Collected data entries
-=-=-=-=-
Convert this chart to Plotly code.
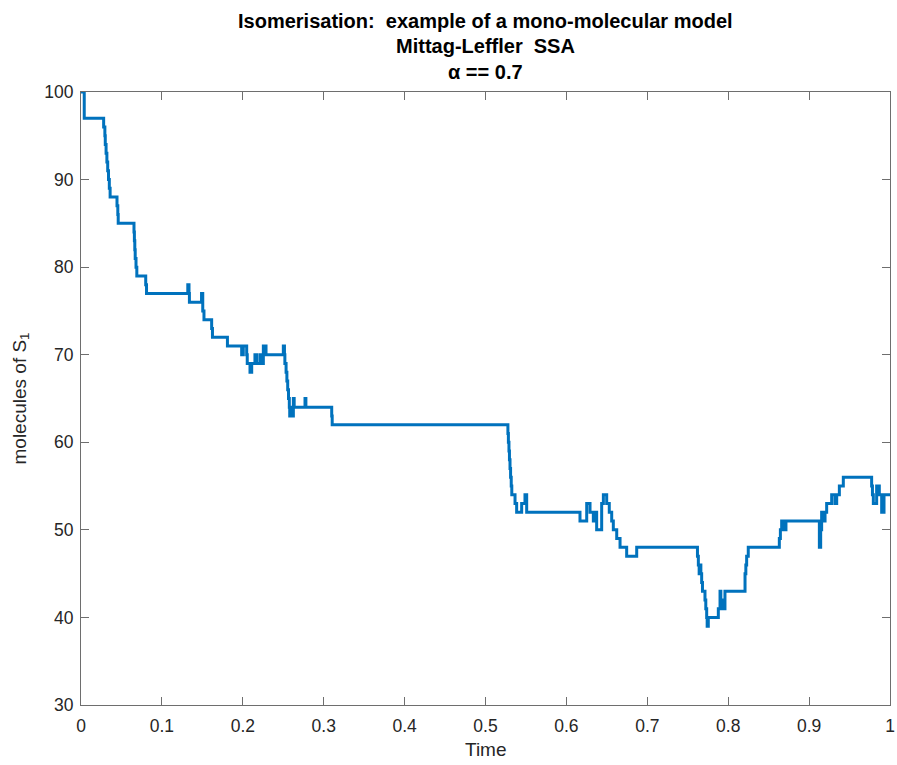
import plotly.graph_objects as go

# Reaction times (start of each step) and molecule counts of S1 after each event
switch_times = [
    0.0, 0.004, 0.028, 0.0295, 0.030, 0.031, 0.032, 0.033, 0.034, 0.035, 0.036,
    0.0445, 0.0455, 0.046, 0.0655, 0.066, 0.0665, 0.067, 0.068, 0.069,
    0.080, 0.081, 0.132, 0.1335, 0.134, 0.149, 0.1505, 0.152, 0.1615, 0.1625,
    0.181, 0.1986, 0.2006, 0.2048, 0.2055, 0.2089, 0.2110, 0.2150, 0.2172,
    0.2213, 0.2240, 0.2254, 0.2287,
    0.2501, 0.2515, 0.2520, 0.2535, 0.2545, 0.2555, 0.2565, 0.2575, 0.2580,
    0.2595, 0.2605, 0.2625, 0.2635, 0.2769, 0.2780, 0.3099, 0.3105,
    0.5277, 0.5283, 0.5290, 0.5296, 0.5303, 0.5310, 0.5318, 0.5325, 0.5365,
    0.5385, 0.5447, 0.5488, 0.5509,
    0.6168, 0.6251, 0.6292, 0.6333, 0.6354, 0.6374, 0.6436, 0.6457, 0.6498,
    0.6530, 0.6560, 0.6580, 0.6622, 0.6663, 0.6745, 0.6869,
    0.7620, 0.7631, 0.7641, 0.7651, 0.7662, 0.7672, 0.7682, 0.7713, 0.7723,
    0.7734, 0.7740, 0.7754, 0.7878, 0.7899, 0.7909, 0.7930, 0.7950, 0.7960,
    0.8208, 0.8218, 0.8228, 0.8248, 0.8632, 0.8645, 0.8661, 0.8690, 0.8714,
    0.9127, 0.9143, 0.9155, 0.9176, 0.9197, 0.9217, 0.9279, 0.9320, 0.9341,
    0.9374, 0.9423, 0.9773, 0.9783, 0.9794, 0.9835, 0.9868, 0.9897, 0.9926,
    1.0,
]
molecule_counts = [
    100, 97, 96, 95, 94, 93, 92, 91, 90, 89, 88,
    87, 86, 85, 84, 83, 82, 81, 80, 79,
    78, 77, 78, 77, 76, 77, 75, 74, 73, 72,
    71, 70, 71, 70, 69, 68, 69, 70, 69,
    70, 69, 71, 70,
    71, 70, 69, 68, 67, 66, 65, 64, 63,
    64, 63, 65, 64, 65, 64, 63, 62,
    61, 60, 59, 58, 57, 56, 55, 54, 53,
    52, 53, 54, 52,
    51, 53, 52, 51, 52, 50, 53, 54, 53,
    52, 51, 50, 49, 48, 47, 48,
    47, 46, 45, 46, 45, 44, 43, 42, 41,
    40, 39, 40, 41, 43, 41, 42, 41, 43,
    45, 46, 47, 48, 49, 50, 51, 50, 51,
    48, 50, 52, 51, 52, 53, 54, 53, 54,
    55, 56, 55, 54, 53, 55, 54, 52, 54,
    54,
]

x_ticks = [0, 0.1, 0.2, 0.3, 0.4, 0.5, 0.6, 0.7, 0.8, 0.9, 1]
x_tick_labels = ["0", "0.1", "0.2", "0.3", "0.4", "0.5", "0.6", "0.7", "0.8", "0.9", "1"]
y_ticks = [30, 40, 50, 60, 70, 80, 90, 100]

title_lines = [
    "Isomerisation:  example of a mono-molecular model",
    "Mittag-Leffler  SSA",
    "α == 0.7",
]

FONT = "Liberation Sans, Arial, Helvetica, sans-serif"
AXIS_GREY = "#6e6e6e"
TEXT_GREY = "#262626"

fig = go.Figure()
fig.add_trace(go.Scatter(
    x=switch_times,
    y=molecule_counts,
    mode="lines",
    line=dict(shape="hv", color="#0072BD", width=3),
    showlegend=False,
    hoverinfo="x+y",
))

axis_common = dict(
    showline=True, mirror="ticks", linecolor=AXIS_GREY, linewidth=1,
    ticks="inside", ticklen=8, tickcolor=AXIS_GREY, tickwidth=1,
    showgrid=False, zeroline=False, automargin=False,
    tickfont=dict(family=FONT, size=17.5, color=TEXT_GREY),
)

fig.update_xaxes(range=[0, 1], tickvals=x_ticks, ticktext=x_tick_labels,
                 ticklabelstandoff=5, **axis_common)
fig.update_yaxes(range=[30, 100], tickvals=y_ticks,
                 ticklabelstandoff=3, **axis_common)

# Three-line bold title, positioned line by line above the axes
annotations = []
for text, ypos in zip(title_lines, [1.1158, 1.0750, 1.0326]):
    annotations.append(dict(
        text=f"<b>{text}</b>", x=0.5, y=ypos, xref="paper", yref="paper",
        xanchor="center", yanchor="middle", showarrow=False,
        font=dict(family=FONT, size=20, color="black"),
    ))

annotations.append(dict(
    text="Time", x=0.5, y=-0.0734, xref="paper", yref="paper",
    xanchor="center", yanchor="middle", showarrow=False,
    font=dict(family=FONT, size=19, color=TEXT_GREY),
))
annotations.append(dict(
    text="molecules of S<sub>1</sub>", x=-0.0754, y=0.5, xref="paper", yref="paper",
    xanchor="center", yanchor="middle", showarrow=False, textangle=-90,
    font=dict(family=FONT, size=19, color=TEXT_GREY),
))

fig.update_layout(
    template="none",
    width=897, height=765,
    margin=dict(l=81, r=7, t=92, b=60, autoexpand=False),
    paper_bgcolor="white", plot_bgcolor="white",
    annotations=annotations,
)

fig.write_html("out.html")
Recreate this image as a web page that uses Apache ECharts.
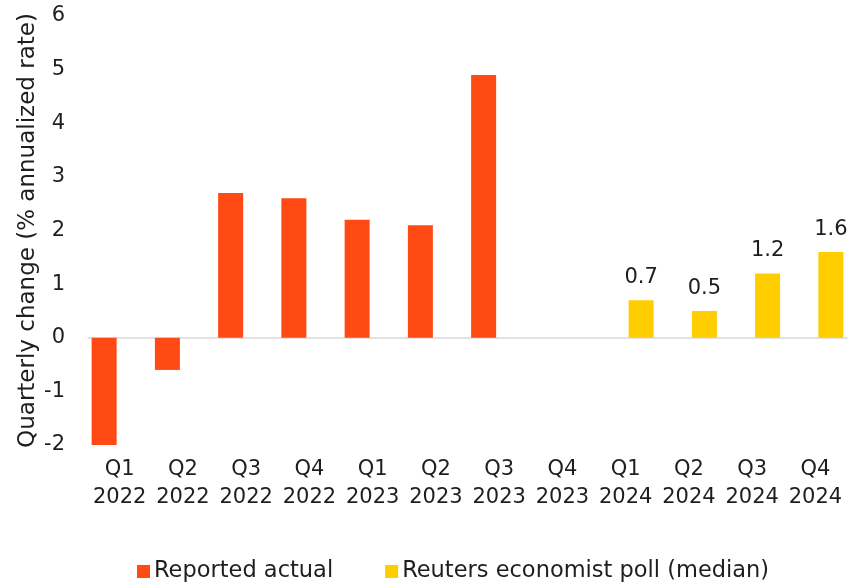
-=-=-=-=-
• **WORK TO COMPLETE**
Pictures in the records above should not be copied. Repeat everything else exactly.

• **TASK SOLUTION**
Convert this chart to Plotly code.
import plotly.graph_objects as go

# Reaction times (start of each step) and molecule counts of S1 after each event
switch_times = [
    0.0, 0.004, 0.028, 0.0295, 0.030, 0.031, 0.032, 0.033, 0.034, 0.035, 0.036,
    0.0445, 0.0455, 0.046, 0.0655, 0.066, 0.0665, 0.067, 0.068, 0.069,
    0.080, 0.081, 0.132, 0.1335, 0.134, 0.149, 0.1505, 0.152, 0.1615, 0.1625,
    0.181, 0.1986, 0.2006, 0.2048, 0.2055, 0.2089, 0.2110, 0.2150, 0.2172,
    0.2213, 0.2240, 0.2254, 0.2287,
    0.2501, 0.2515, 0.2520, 0.2535, 0.2545, 0.2555, 0.2565, 0.2575, 0.2580,
    0.2595, 0.2605, 0.2625, 0.2635, 0.2769, 0.2780, 0.3099, 0.3105,
    0.5277, 0.5283, 0.5290, 0.5296, 0.5303, 0.5310, 0.5318, 0.5325, 0.5365,
    0.5385, 0.5447, 0.5488, 0.5509,
    0.6168, 0.6251, 0.6292, 0.6333, 0.6354, 0.6374, 0.6436, 0.6457, 0.6498,
    0.6530, 0.6560, 0.6580, 0.6622, 0.6663, 0.6745, 0.6869,
    0.7620, 0.7631, 0.7641, 0.7651, 0.7662, 0.7672, 0.7682, 0.7713, 0.7723,
    0.7734, 0.7740, 0.7754, 0.7878, 0.7899, 0.7909, 0.7930, 0.7950, 0.7960,
    0.8208, 0.8218, 0.8228, 0.8248, 0.8632, 0.8645, 0.8661, 0.8690, 0.8714,
    0.9127, 0.9143, 0.9155, 0.9176, 0.9197, 0.9217, 0.9279, 0.9320, 0.9341,
    0.9374, 0.9423, 0.9773, 0.9783, 0.9794, 0.9835, 0.9868, 0.9897, 0.9926,
    1.0,
]
molecule_counts = [
    100, 97, 96, 95, 94, 93, 92, 91, 90, 89, 88,
    87, 86, 85, 84, 83, 82, 81, 80, 79,
    78, 77, 78, 77, 76, 77, 75, 74, 73, 72,
    71, 70, 71, 70, 69, 68, 69, 70, 69,
    70, 69, 71, 70,
    71, 70, 69, 68, 67, 66, 65, 64, 63,
    64, 63, 65, 64, 65, 64, 63, 62,
    61, 60, 59, 58, 57, 56, 55, 54, 53,
    52, 53, 54, 52,
    51, 53, 52, 51, 52, 50, 53, 54, 53,
    52, 51, 50, 49, 48, 47, 48,
    47, 46, 45, 46, 45, 44, 43, 42, 41,
    40, 39, 40, 41, 43, 41, 42, 41, 43,
    45, 46, 47, 48, 49, 50, 51, 50, 51,
    48, 50, 52, 51, 52, 53, 54, 53, 54,
    55, 56, 55, 54, 53, 55, 54, 52, 54,
    54,
]

x_ticks = [0, 0.1, 0.2, 0.3, 0.4, 0.5, 0.6, 0.7, 0.8, 0.9, 1]
x_tick_labels = ["0", "0.1", "0.2", "0.3", "0.4", "0.5", "0.6", "0.7", "0.8", "0.9", "1"]
y_ticks = [30, 40, 50, 60, 70, 80, 90, 100]

title_lines = [
    "Isomerisation:  example of a mono-molecular model",
    "Mittag-Leffler  SSA",
    "α == 0.7",
]

FONT = "Liberation Sans, Arial, Helvetica, sans-serif"
AXIS_GREY = "#6e6e6e"
TEXT_GREY = "#262626"

fig = go.Figure()
fig.add_trace(go.Scatter(
    x=switch_times,
    y=molecule_counts,
    mode="lines",
    line=dict(shape="hv", color="#0072BD", width=3),
    showlegend=False,
    hoverinfo="x+y",
))

axis_common = dict(
    showline=True, mirror="ticks", linecolor=AXIS_GREY, linewidth=1,
    ticks="inside", ticklen=8, tickcolor=AXIS_GREY, tickwidth=1,
    showgrid=False, zeroline=False, automargin=False,
    tickfont=dict(family=FONT, size=17.5, color=TEXT_GREY),
)

fig.update_xaxes(range=[0, 1], tickvals=x_ticks, ticktext=x_tick_labels,
                 ticklabelstandoff=5, **axis_common)
fig.update_yaxes(range=[30, 100], tickvals=y_ticks,
                 ticklabelstandoff=3, **axis_common)

# Three-line bold title, positioned line by line above the axes
annotations = []
for text, ypos in zip(title_lines, [1.1158, 1.0750, 1.0326]):
    annotations.append(dict(
        text=f"<b>{text}</b>", x=0.5, y=ypos, xref="paper", yref="paper",
        xanchor="center", yanchor="middle", showarrow=False,
        font=dict(family=FONT, size=20, color="black"),
    ))

annotations.append(dict(
    text="Time", x=0.5, y=-0.0734, xref="paper", yref="paper",
    xanchor="center", yanchor="middle", showarrow=False,
    font=dict(family=FONT, size=19, color=TEXT_GREY),
))
annotations.append(dict(
    text="molecules of S<sub>1</sub>", x=-0.0754, y=0.5, xref="paper", yref="paper",
    xanchor="center", yanchor="middle", showarrow=False, textangle=-90,
    font=dict(family=FONT, size=19, color=TEXT_GREY),
))

fig.update_layout(
    template="none",
    width=897, height=765,
    margin=dict(l=81, r=7, t=92, b=60, autoexpand=False),
    paper_bgcolor="white", plot_bgcolor="white",
    annotations=annotations,
)

fig.write_html("out.html")
Recreate this image as a web page that uses Apache ECharts.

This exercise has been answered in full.